There is also a class dimension to political exhaustion. Not everyone is equally entitled to it. A citizen of a secure, prosperous country declaring they are “tired of hearing about” some foreign catastrophe is different from someone living its consequences daily. When an air-conditioned capital announces “war fatigue,” the phrase lands differently in cities under bombardment. To mistake our psychological saturation for the end of a moral obligation is a luxury only those far from the front lines can afford.
None of this means that societies should accept every burden or fight every battle. Prudence is as necessary as resolve. But reframing every hard choice as an imposition on our emotional bandwidth is a way of ducking responsibility while pretending to be honest about our limits. The ethical question is not “Are we tired?” We are, but “What do we owe, despite our tiredness?”

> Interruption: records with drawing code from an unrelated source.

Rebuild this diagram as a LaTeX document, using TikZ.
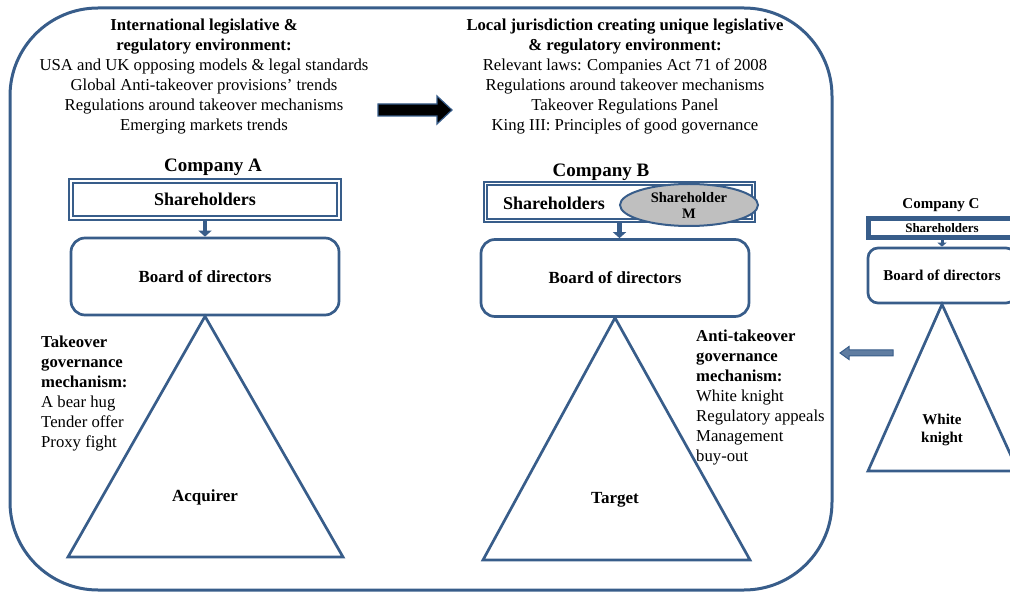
\documentclass[tikz,border=0pt]{standalone}
\usepackage{fontspec}
\setmainfont{Liberation Serif}
\usetikzlibrary{positioning,shapes.geometric,arrows.meta}
\definecolor{bdr}{HTML}{385D8A}
\definecolor{mgray}{HTML}{BFBFBF}

\begin{document}
\begin{tikzpicture}[x=1pt,y=-1pt,
  txt/.style={font=\fontsize{16.7}{20}\selectfont, inner sep=0pt},
  head/.style={font=\bfseries\fontsize{19}{20}\selectfont, inner sep=0pt},
  shbox/.style={draw=bdr, double=white, line width=2pt, double distance=1.2pt,
    minimum width=268pt, minimum height=37pt, inner sep=0pt,
    font=\bfseries\fontsize{18}{20}\selectfont},
  board/.style={draw=bdr, line width=2.7pt, rounded corners=14pt, inner sep=0pt,
    font=\bfseries\fontsize{17}{20}\selectfont},
  tri/.style={draw=bdr, line width=2.7pt, line join=miter},
  down/.style={draw=bdr, line width=4.5pt, -{Triangle[width=13pt,length=6pt]}},
  bold/.style={font=\bfseries\fontsize{17}{20}\selectfont, inner sep=0pt},
]
\clip (0,0) rectangle (1010,593);

% outer frame
\draw[bdr, line width=3pt, rounded corners=88pt] (10,8) rectangle (832,590);

% environments
\node[txt, anchor=north, align=center] (intl) at (204,19)
  {\textbf{International legislative \&}\\
   \textbf{regulatory environment:}\\
   USA and UK opposing models \& legal standards\\
   Global Anti-takeover provisions' trends\\
   Regulations around takeover mechanisms\\
   Emerging markets trends};
\node[txt, anchor=north, align=center] (local) at (625,19)
  {\textbf{Local jurisdiction creating unique legislative}\\
   \textbf{\& regulatory environment:}\\
   Relevant laws: Companies Act 71 of 2008\\
   Regulations around takeover mechanisms\\
   Takeover Regulations Panel\\
   King III: Principles of good governance};
\filldraw[fill=black, draw=bdr, line width=1.2pt]
  (378,104) -- (437,104) -- (437,96) -- (452,110) -- (437,124) -- (437,116) -- (378,116) -- cycle;

% company A
\node[head] (compA) at (213,167) {Company A};
\node[shbox] (shA) at (205,199.5) {Shareholders};
\node[board, minimum width=268pt, minimum height=77pt] (boardA) at (205,276.5) {Board of directors};
\draw[down] (shA.south) -- (shA.south |- boardA.north);
\draw[tri] (boardA.south) -- (68,557) -- (343,557) -- cycle;
\node[bold] (acq) at (205,497) {Acquirer};
\node[txt, anchor=north west, align=left] (mechA) at (41,336)
  {\textbf{Takeover}\\ \textbf{governance}\\ \textbf{mechanism:}\\
   A bear hug\\ Tender offer\\ Proxy fight};

% company B
\node[head] (compB) at (601,172) {Company B};
\node[shbox] (shB) at (619.5,202) {};
\node[font=\bfseries\fontsize{18}{20}\selectfont, inner sep=0pt] (shBtxt) at (554,203) {Shareholders};
\node[ellipse, draw=bdr, fill=mgray, line width=2pt, minimum width=138pt, minimum height=42pt,
  inner sep=0pt, align=center, font=\bfseries\fontsize{14.5}{16}\selectfont] (shM) at (689,205) {Shareholder\\M};
\node[board, minimum width=268pt, minimum height=77pt] (boardB) at (615,278) {Board of directors};
\draw[down] (shB.south) -- (shB.south |- boardB.north);
\draw[tri] (boardB.south) -- (483,560) -- (750,560) -- cycle;
\node[bold] (tgt) at (615,500) {Target};
\node[txt, anchor=north west, align=left] (mechB) at (696,330)
  {\textbf{Anti-takeover}\\ \textbf{governance}\\ \textbf{mechanism:}\\
   White knight\\ Regulatory appeals\\ Management\\ buy-out};

% company C
\node[font=\bfseries\fontsize{15}{16}\selectfont, inner sep=0pt] (compC) at (941,205) {Company C};
\node[draw=bdr, line width=5pt, minimum width=148pt, minimum height=19pt, inner sep=0pt,
  font=\bfseries\fontsize{13}{14}\selectfont] (shC) at (942,228) {Shareholders};
\node[board, rounded corners=10pt, minimum width=148pt, minimum height=55pt,
  font=\bfseries\fontsize{15}{16}\selectfont] (boardC) at (942,275.5) {Board of directors};
\draw[bdr, line width=3pt, -{Triangle[width=9pt,length=4pt]}] (shC.south) -- (shC.south |- boardC.north);
\draw[tri] (boardC.south) -- (868,471) -- (1018,471) -- cycle;
\node[font=\bfseries\fontsize{15}{18}\selectfont, inner sep=0pt, align=center] (wk) at (942,430) {White\\knight};
\filldraw[fill=bdr!80!white, draw=bdr, line width=1pt]
  (893,350) -- (849,350) -- (849,346.5) -- (840,353) -- (849,359.5) -- (849,356) -- (893,356) -- cycle;
\end{tikzpicture}
\end{document}
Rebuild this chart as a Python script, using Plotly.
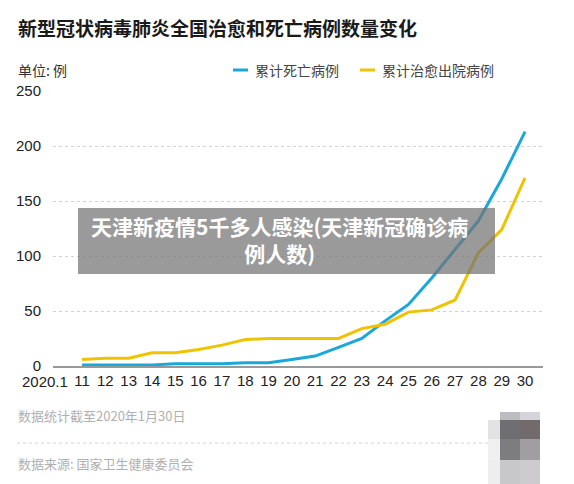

The politics of exhaustion are attractive because it asks very little of us. It invites us to see disengagement as self-care, indifference as wisdom. A healthier politics would admit the reality of fatigue, while refusing to let it be the final word. Democracies have weathered darker storms than these by cultivating something sturdier than constant outrage or constant despair: a quiet, persistent willingness to do hard things even when no one feels particularly heroic.